Lipman carries the show in the titular role. Resplendent in wild, purple-tinged hair and brightly coloured clothes, she bursts with irrepressible joy and enthusiasm for life. Her comic timing is impeccable, gradually showing cracks of vulnerability developing in the character, even as she delivers waspish one-liners. Lipman is now 80, yet moves around the stage as though decades younger, and what she lacks in vocal talent, she more than makes up for in enthusiasm.

There is a charming sibling dynamic with John Middleton, who shows quiet frustration as the overly sensible and concerned brother Ronen. Conflicted, he wants Allegra to conform but understands that means the very essence of her is lost.

Maureen Lipman with John Middleton, Elizabeth Bower and Bailey Patrick in Allegra
Maureen Lipman with John Middleton, Elizabeth Bower and Bailey Patrick in Allegra, © Marc Brenner

As straight-talking Czech carer Anna, Elizabeth Bower is efficiently brisk and rapidly charmed by Allegra’s eccentricities, eventually becoming her biggest defender. Bailey Patrick does his best with the rather one-dimensional role of Officer Rogers, who feels rather shoehorned into the production to represent curmudgeonly public opinion.

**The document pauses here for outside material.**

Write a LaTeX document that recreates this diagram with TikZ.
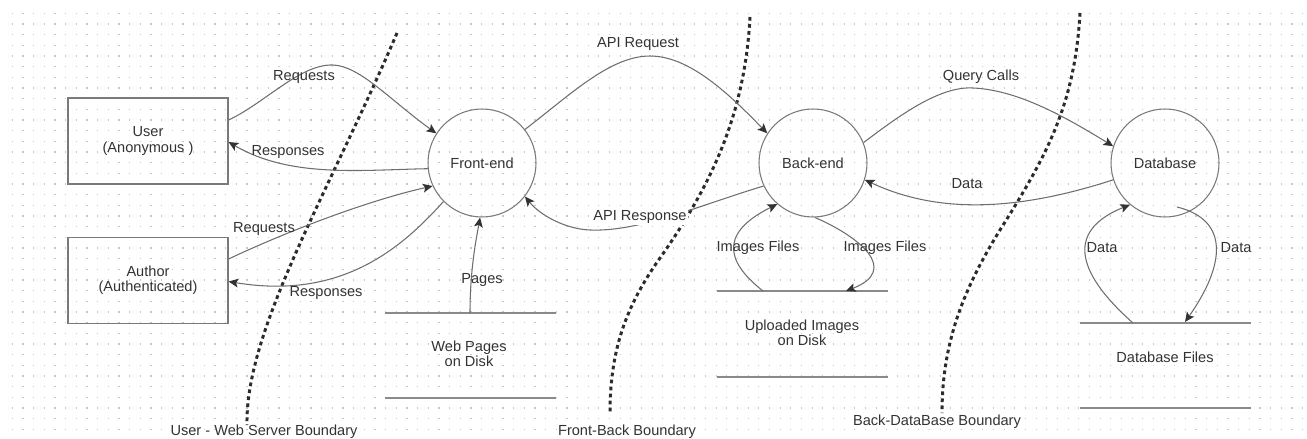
\documentclass[tikz,border=0pt]{standalone}
\usepackage{fontspec}
\setmainfont{Liberation Sans}
\usetikzlibrary{arrows.meta,calc}
\definecolor{ink}{HTML}{333333}
\definecolor{wire}{HTML}{6E6E6E}
\definecolor{rim}{HTML}{7A7A7A}
\definecolor{gridc}{HTML}{C8C8C8}
\definecolor{storec}{HTML}{8A8A8A}
\tikzset{
  entity/.style={draw=rim, line width=0.7pt, rectangle, minimum width=3.2cm, minimum height=1.72cm, align=center, text=ink},
  proc/.style={draw=rim, line width=0.6pt, circle, minimum size=2.16cm, inner sep=0pt, text=ink},
  flow/.style={draw=wire, line width=0.6pt, -{Stealth[length=5.5pt,width=5pt,inset=1.2pt,color=ink]}},
  lbl/.style={text=ink, inner sep=1pt},
  storeline/.style={draw=storec, line width=1.1pt},
  storetxt/.style={text=ink, align=center},
  bound/.style={draw=ink!85!black, line width=1.7pt, dash pattern=on 2.1pt off 1.9pt},
  bndlbl/.style={text=ink, inner sep=0pt}
}
\begin{document}
\begin{tikzpicture}[x=0.02cm, y=-0.02cm, font=\fontsize{8.3}{8.7}\selectfont]
\useasboundingbox (0,0) rectangle (1307,439);
\fill[white] (0,0) rectangle (1307,439);

% dotted background grid
\foreach \k in {0,...,39}{
  \draw[gridc, line width=0.7pt, dash pattern=on 0.7pt off 5.37pt]
    (11.7,{13.3+10.667*\k}) -- (1305,{13.3+10.667*\k});
}

% external entities
\node[entity] (user) at (148,141) {User\\(Anonymous )};
\node[entity] (author) at (148,280.5) {Author\\(Authenticated)};

% processes
\node[proc] (fe) at (482,163) {Front-end};
\node[proc] (be) at (813,163) {Back-end};
\node[proc] (db) at (1165,163) {Database};

% data stores
\coordinate (wp-l1) at (385,313); \coordinate (wp-r1) at (556,313);
\coordinate (wp-l2) at (385,398); \coordinate (wp-r2) at (556,398);
\draw[storeline] (wp-l1) -- (wp-r1);
\draw[storeline] (wp-l2) -- (wp-r2);
\node[storetxt] (wp) at (469,354) {Web Pages\\on Disk};
\coordinate (wp-out) at (470,313);

\coordinate (up-l1) at (717,291); \coordinate (up-r1) at (888,291);
\coordinate (up-l2) at (717,377); \coordinate (up-r2) at (888,377);
\draw[storeline] (up-l1) -- (up-r1);
\draw[storeline] (up-l2) -- (up-r2);
\node[storetxt] (up) at (802,333) {Uploaded Images\\on Disk};
\coordinate (up-out) at (763,291);
\coordinate (up-in) at (846,291);

\coordinate (dbf-l1) at (1080,323); \coordinate (dbf-r1) at (1251,323);
\coordinate (dbf-l2) at (1080,408); \coordinate (dbf-r2) at (1251,408);
\draw[storeline] (dbf-l1) -- (dbf-r1);
\draw[storeline] (dbf-l2) -- (dbf-r2);
\node[storetxt] (dbf) at (1165,357) {Database Files};
\coordinate (dbf-out) at (1133,323);
\coordinate (dbf-in) at (1185,322);

% trust boundaries
\draw[bound] (397,33) .. controls (330,190) and (245,330) .. (247,425);
\draw[bound] (750,17) .. controls (745,110) and (715,180) .. (660,258)
             .. controls (626,306) and (610,350) .. (610,413);
\draw[bound] (1080,13) .. controls (1075,100) and (1050,150) .. (1005,222)
             .. controls (965,285) and (942,340) .. (942,413);
\node[bndlbl] (b1) at (264,432) {User - Web Server Boundary};
\node[bndlbl] (b2) at (627,432) {Front-Back Boundary};
\node[bndlbl] (b3) at (937,422) {Back-DataBase Boundary};

% flows between user / author and front-end
\draw[flow] ($(user.east)+(0,-21)$) .. controls (265,103) and (300,64) .. (333,65)
            .. controls (360,66) and (390,100) .. (fe.147);
\draw[flow] (fe.186) .. controls (360,170) and (290,178) .. ($(user.east)+(0,1)$);
\draw[flow] ($(author.east)+(0,-21.5)$) .. controls (290,230) and (370,200) .. (fe.205);
\draw[flow] (fe.225) .. controls (400,250) and (340,300) .. ($(author.east)+(0,1)$);

% front-end <-> back-end
\draw[flow] (fe.38) .. controls (570,95) and (610,56) .. (650,56)
            .. controls (690,56) and (730,95) .. (be.147);
\draw[flow] (be.205) .. controls (700,205) and (640,232) .. (590,230)
            .. controls (565,229) and (540,215) .. (fe.322);

% web pages -> front-end
\draw[flow] (wp-out) .. controls (470,270) and (476,240) .. (fe.268);

% uploaded images <-> back-end
\draw[flow] (up-out) .. controls (730,265) and (715,235) .. (be.229);
\draw[flow] (be.272) .. controls (860,237) and (900,270) .. (up-in);

% back-end <-> database
\draw[flow] (be.22) .. controls (900,115) and (940,86) .. (973,88)
            .. controls (1020,90) and (1070,120) .. (db.162);
\draw[flow] (db.198) .. controls (1020,210) and (940,215) .. (be.342);

% database <-> database files
\draw[flow] (dbf-out) .. controls (1090,285) and (1055,235) .. (db.230);
\draw[flow] ($(db.center)+(12,44)$) .. controls (1230,220) and (1225,265) .. (dbf-in);

% flow labels
\node[lbl] (l1) at (304,77) {Requests};
\node[lbl] (l2) at (288,152) {Responses};
\node[lbl] (l3) at (264,229) {Requests};
\node[lbl] (l4) at (326,293) {Responses};
\node[lbl] (l5) at (638,44) {API Request};
\node[lbl, fill=white] (l6) at (640,217) {API Response};
\node[lbl] (l7) at (482,280) {Pages};
\node[lbl] (l8) at (758,248) {Images Files};
\node[lbl] (l9) at (885,248) {Images Files};
\node[lbl] (l10) at (981,77) {Query Calls};
\node[lbl] (l11) at (967,184) {Data};
\node[lbl] (l12) at (1102,248) {Data};
\node[lbl] (l13) at (1236,248) {Data};
\end{tikzpicture}
\end{document}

We see and hear all of Allegra’s internal songs coming to life as the play switches between what’s real and what’s inside her head. Songs such as “Singin’ in the Rain” and “Tiptoe Through the Tulips” include the whole cast in lightly choreographed routines, complete with charming projections (by Ben Bull) and lighting (by Samuel Biondolillo) around Justin Williams’s busy, domestic set. It’s a clever device to portray an increasingly drifting mind, but the musical interludes often outstay their welcome. An attempt to create a rousing audience sing-a-long is awkward and falls rather flat.

Quilter’s writing has a gentle rhythm and there is a well-written sitcom-like feel to the comedy, but it never gets quite to the sharp nub of the issue that the public has a problem with those who do not quite fit in and that the happiness of others can be uncomfortable. The breaking of Allegra’s spirit has the potential for more poignancy than the script allows, often due to several unrealistic situations.

However, the production has already secured a West End transfer and despite the flaws, Lipman is a delight to watch in this nostalgic and touching play.